Wikis work if the energy of the community vastly outweighs the energy of malfeasants; this is a pillar of SoftSecurity. Traditionally, however, we have assumed malfeasant motivations are unstable, either inherently (e.g. teenage vandals who quickly get bored) or as a result of community action (e.g. peace-making, et cetera). The new "threat" to wikis, spam, is simply one with a stable motivation: profit.
Initially, we relied on community to combat spam; however, the spam energy has grown to the point where this is destabilising SoftSecurity. By targeting energy alone, we risk starting an arms race - one we cannot ultimately win - because we are simply escalating our own side of the motivation-energy balance. Instead, we have to return to SoftSecurity's first pillar: ensuring malfeasant motivation is unstable.
People have suggested several ways of killing motivation; without global adoption on all wikis, these will never prevent spam, as there now exist 'bots who are blind to motivation-sapping. We must win the arms race and sap motivation, simultaneously. If an anti-energy weapon is deployed without an anti-motivation one then, like giving last-resort antibiotics to farmyard animals, we risk losing the weapon; if an anti-motivation weapon is deployed locally without an anti-energy one, it will only be partially effective.
Never think of motivation and energy as separate.

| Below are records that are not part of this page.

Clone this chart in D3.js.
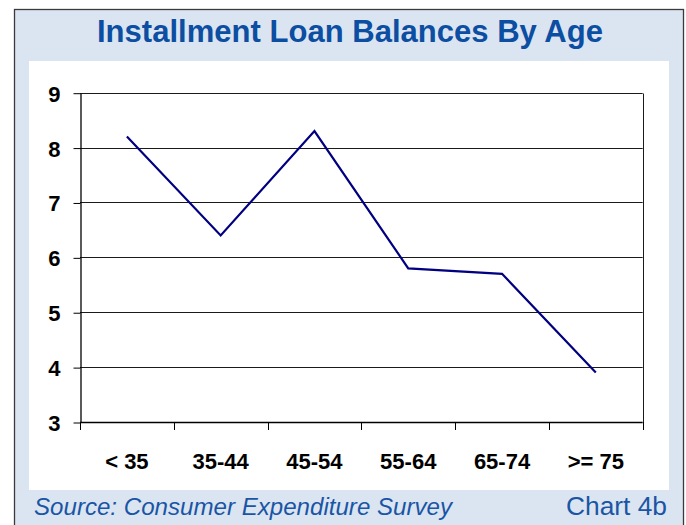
<!DOCTYPE html>
<html>
<head>
<meta charset="utf-8">
<script src="https://cdn.jsdelivr.net/npm/d3@7"></script>
<style>
  html, body { margin: 0; padding: 0; background: #ffffff; }
  svg { display: block; }
  text { font-family: "Liberation Sans", Arial, sans-serif; }
</style>
</head>
<body>
<svg id="chart" width="686" height="525"></svg>
<script>
// Installment loan balances by age group
const ageGroups = ["< 35", "35-44", "45-54", "55-64", "65-74", ">= 75"];
const balances = [8.2, 6.4, 8.3, 5.8, 5.7, 3.9];
const yTicks = [3, 4, 5, 6, 7, 8, 9];
const titleText = "Installment Loan Balances By Age";
const sourceText = "Source: Consumer Expenditure Survey";
const chartLabel = "Chart 4b";

const svg = d3.select("#chart");

// outer frame
svg.append("rect")
  .attr("x", 14.5).attr("y", 9.5)
  .attr("width", 669).attr("height", 530)
  .attr("fill", "#dbe5f1")
  .attr("stroke", "#3a3a3a").attr("stroke-width", 1.3);

// white panel
svg.append("rect")
  .attr("x", 29).attr("y", 61)
  .attr("width", 640).attr("height", 429)
  .attr("fill", "#ffffff");

// title
svg.append("text")
  .attr("x", 350).attr("y", 41.5)
  .attr("text-anchor", "middle")
  .attr("font-size", 32).attr("font-weight", "bold")
  .attr("fill", "#0b4ea2")
  .attr("textLength", 506).attr("lengthAdjust", "spacingAndGlyphs")
  .text(titleText);

const plotLeft = 80, plotRight = 642.7, plotTop = 92.7, plotBottom = 422;

const x = d3.scaleBand().domain(ageGroups).range([plotLeft, plotRight]).padding(0);
const y = d3.scaleLinear().domain([3, 9]).range([plotBottom, plotTop]);

// horizontal gridlines
svg.append("g")
  .selectAll("line")
  .data(yTicks.filter(v => v > 3))
  .join("line")
  .attr("x1", plotLeft).attr("x2", plotRight)
  .attr("y1", d => Math.round(y(d)) + 0.5)
  .attr("y2", d => Math.round(y(d)) + 0.5)
  .attr("stroke", "#1a1a1a").attr("stroke-width", 1);

// right edge of plot area
svg.append("line")
  .attr("x1", Math.round(plotRight) + 0.5).attr("x2", Math.round(plotRight) + 0.5)
  .attr("y1", Math.round(plotTop) + 0.5).attr("y2", Math.round(plotBottom) + 0.5)
  .attr("stroke", "#1a1a1a").attr("stroke-width", 1);

// y axis
const yAxis = d3.axisLeft(y).tickValues(yTicks).tickSizeInner(7).tickSizeOuter(0).tickPadding(13)
  .tickFormat(d3.format("d"));
const gy = svg.append("g")
  .attr("transform", `translate(${Math.round(plotLeft) + 0.5},0.5)`)
  .call(yAxis);
gy.select(".domain").attr("stroke", "#000").attr("stroke-width", 1.3);
gy.selectAll(".tick line").attr("stroke", "#000");
gy.selectAll(".tick text")
  .attr("font-family", "Liberation Sans, Arial, sans-serif")
  .attr("font-size", 22).attr("font-weight", "bold").attr("fill", "#000")
  .attr("dy", "0.36em");

// x axis baseline
svg.append("line")
  .attr("x1", plotLeft).attr("x2", plotRight)
  .attr("y1", Math.round(plotBottom) + 0.5).attr("y2", Math.round(plotBottom) + 0.5)
  .attr("stroke", "#000").attr("stroke-width", 1.3);

// x ticks at category boundaries
const boundaries = ageGroups.map(g => x(g)).concat([x.range()[1]]);
svg.append("g")
  .selectAll("line")
  .data(boundaries)
  .join("line")
  .attr("x1", d => Math.round(d) + 0.5).attr("x2", d => Math.round(d) + 0.5)
  .attr("y1", plotBottom).attr("y2", plotBottom + 8)
  .attr("stroke", "#000").attr("stroke-width", 1);

// x labels
svg.append("g")
  .selectAll("text")
  .data(ageGroups)
  .join("text")
  .attr("x", d => x(d) + x.bandwidth() / 2)
  .attr("y", 469)
  .attr("text-anchor", "middle")
  .attr("font-size", 22).attr("font-weight", "bold").attr("fill", "#000")
  .text(d => d);

// data line
const line = d3.line()
  .x((d, i) => x(ageGroups[i]) + x.bandwidth() / 2)
  .y(d => y(d));
svg.append("path")
  .datum(balances)
  .attr("d", line)
  .attr("fill", "none")
  .attr("stroke", "#000080")
  .attr("stroke-width", 2.2)
  .attr("stroke-linejoin", "miter");

// footer
svg.append("text")
  .attr("x", 34).attr("y", 514.5)
  .attr("font-size", 24).attr("font-style", "italic")
  .attr("fill", "#1a55a5")
  .attr("textLength", 418).attr("lengthAdjust", "spacingAndGlyphs")
  .text(sourceText);

svg.append("text")
  .attr("x", 667).attr("y", 514.5)
  .attr("text-anchor", "end")
  .attr("font-size", 25)
  .attr("fill", "#1a55a5")
  .attr("textLength", 101).attr("lengthAdjust", "spacingAndGlyphs")
  .text(chartLabel);
</script>
</body>
</html>
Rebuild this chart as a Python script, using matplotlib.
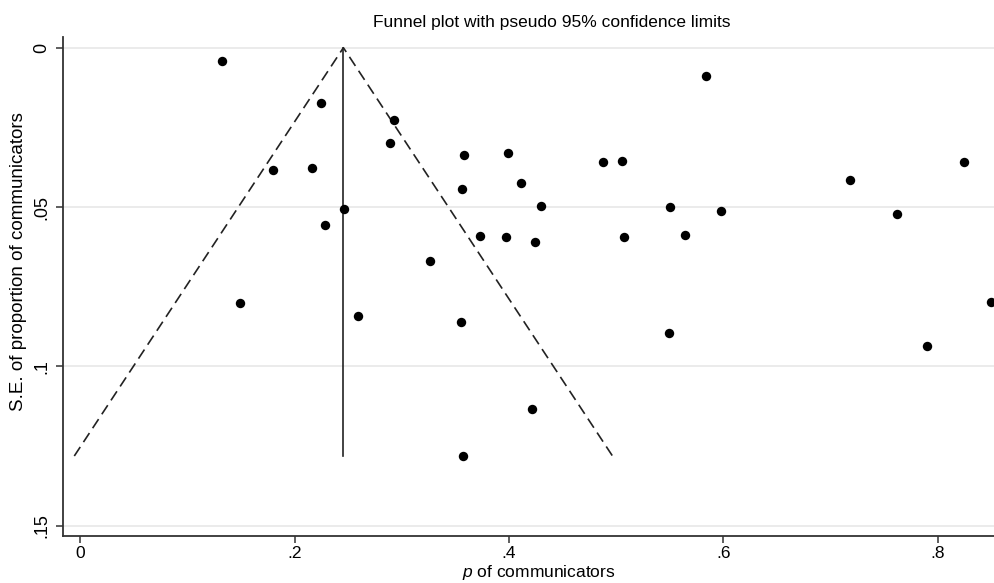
import matplotlib
matplotlib.use("Agg")
import matplotlib.pyplot as plt
import numpy as np

plt.rcParams['font.family'] = ['Liberation Sans', 'DejaVu Sans']
plt.rcParams['mathtext.fontset'] = 'custom'
plt.rcParams['mathtext.it'] = 'Liberation Sans:italic'
plt.rcParams['mathtext.rm'] = 'Liberation Sans'

# Data: proportion of communicators (p) and its standard error
p_values = [0.1327, 0.2245, 0.293, 0.289, 0.1797, 0.2167, 0.3582, 0.3993, 0.4876,
            0.5052, 0.5837, 0.825, 0.356, 0.4109, 0.7183, 0.4303, 0.550, 0.5978,
            0.7621, 0.2463, 0.2282, 0.3734, 0.3974, 0.4243, 0.507, 0.5639, 0.3264,
            0.1496, 0.2593, 0.355, 0.549, 0.790, 0.8497, 0.4211, 0.3575]
se_values = [0.0041, 0.0175, 0.0228, 0.0298, 0.0385, 0.0376, 0.0336, 0.0331, 0.0360,
             0.0354, 0.0089, 0.0358, 0.0442, 0.0425, 0.0415, 0.0497, 0.0499, 0.0511,
             0.0522, 0.0505, 0.0557, 0.0592, 0.0593, 0.0609, 0.0593, 0.0589, 0.0669,
             0.0800, 0.0843, 0.0861, 0.0894, 0.0936, 0.0799, 0.1134, 0.1281]
pooled_p = 0.2456
z95 = 1.96

x_ticks = [0, 0.2, 0.4, 0.6, 0.8]
x_tick_labels = ["0", ".2", ".4", ".6", ".8"]
y_ticks = [0, 0.05, 0.1, 0.15]
y_tick_labels = ["0", ".05", ".1", ".15"]

fig = plt.figure(figsize=(9.94, 5.83), dpi=100)
ax = fig.add_axes([63/994, 47.3/583, 1 - 63/994, (535.7 - 36.7)/583])

se_max = max(se_values)
for yt in y_ticks:
    ax.axhline(yt, color='#e8e8e8', lw=1.2, zorder=0)

# Funnel limits
ax.plot([pooled_p - z95 * se_max, pooled_p, pooled_p + z95 * se_max],
        [se_max, 0, se_max], color='#222222', lw=1.2, ls=(0, (6.5, 3.5)), zorder=2)
ax.plot([pooled_p, pooled_p], [0, se_max], color='#222222', lw=1.2, zorder=2)

ax.scatter(p_values, se_values, s=46, color='black', zorder=3, linewidths=0)

ax.set_xlim(-0.016, 0.8526)
ax.set_ylim(0.1531, -0.00345)

ax.set_xticks(x_ticks)
ax.set_xticklabels(x_tick_labels, fontsize=12.5)
ax.set_yticks(y_ticks)
ax.set_yticklabels(y_tick_labels, fontsize=13, rotation=90, va='center')

for s in ['top', 'right']:
    ax.spines[s].set_visible(False)
for s in ['left', 'bottom']:
    ax.spines[s].set_color('#333333')
    ax.spines[s].set_linewidth(1.3)
ax.tick_params(direction='out', length=5, width=1.1, color='#333333', pad=4)
ax.tick_params(axis='x', pad=2.5)

fig.text(539/994, 1 - 576.5/583, "$p$ of communicators", fontsize=12.5,
         ha='center', va='baseline')
fig.text(19/994, 1 - 262/583, "S.E. of proportion of communicators", fontsize=13.5,
         ha='center', va='center', rotation=90)
fig.text(552/994, 1 - 22/583, "Funnel plot with pseudo 95% confidence limits",
         ha='center', va='center', fontsize=12.5)

fig.savefig("out.png", dpi=100)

Having won the energy war on MB — for now — I suggest that in 2007, we move on to brainstorming ways of sapping the motivation to spam wikis, to present the wiki community with a complete package. A little early I am, but here's some ideas:
Our minor victory in the spam wars has restored some of my personal energy. Lay on! -- ChrisPurcell
One amusing idea, is to replace the text in link spam. If enough sites did it, could create [Google Bomb]. Then anyone could retrieve a list of spam URLs by searching google with the replacement text. -- JaredWilliams
Indeed, that is what chongqed.org is all about. -- SunirShah
Ah they approach from other end, as it were, replacing the URLs.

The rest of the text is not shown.